Link for Prouhet-Thue-Morse Sequence
Link for @Mathphile problem
 A: Yes. For $r=0,1$ let $T_r=\{n\in\Bbb N_0: t_n=r\}$. The famous van der Waerden's theorem states that for any partition of the set of natural numbers into finitely many parts there exists a part containing an arbitrary long arithmetic progression. So for each natural number $M$ there exists an arithmetic progression $P$ of length $M$ contained in $T_0$ or $T_1$. Moreover, if $P\subset T_1$ then a set $P’=\{2p+1:p\in P\}$ is an arithmetic progression of length $M$ contained in $T_0$.

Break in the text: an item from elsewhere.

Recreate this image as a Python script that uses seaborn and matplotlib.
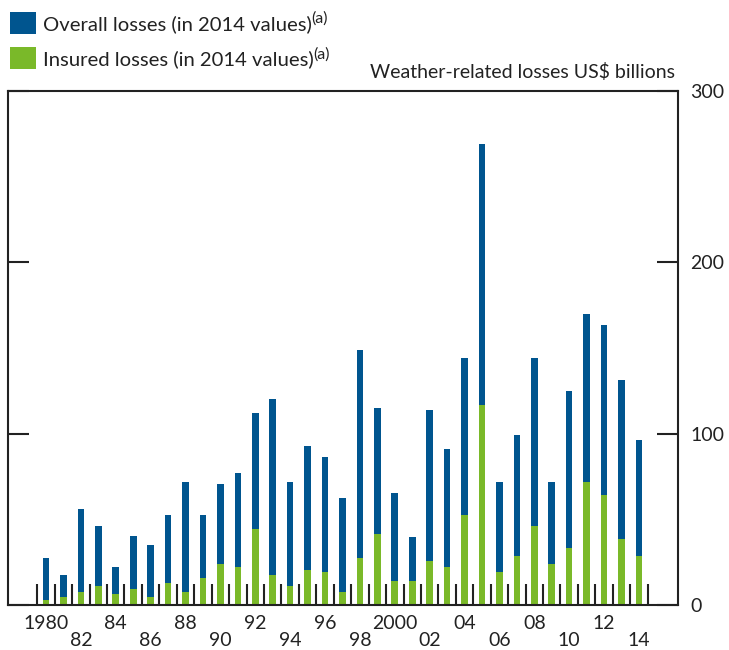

Similarly we can show that there is no uniform bound $M$ for the claim from Overview in your answer. Namely, for 
$0\le r<b-1$ let $T_r=\{n\in\Bbb N_0: t_n=r\}$. By van der Waerden’s theorem, for each number $M$ there exist  $0\le r<b-1$ and an arithmetic progression $P$ of length $M$ contained in $T_r$. Pick an arbitrary number $0\le d<b$ coprime to $b-1$ and define a map $f:\Bbb N_0\to \Bbb N_0$ by putting $f(n)=bn+d$ for each $n\in\Bbb N_0$. Then a set $f(P)$ is an arithmetic progression of length $M$ contained in $T_{r’}$, where $r’\equiv r+C_d\pmod {b-1}$. Since $C_d=d^d$ is coprime to $b-1$ too, there exists a natural number $l$ such that $r+C_dl\equiv 0\pmod {b-1}$. Iterating $T$, we obtain that $T^r(P)$ is an arithmetic progression of length $M$ contained in $T_0$.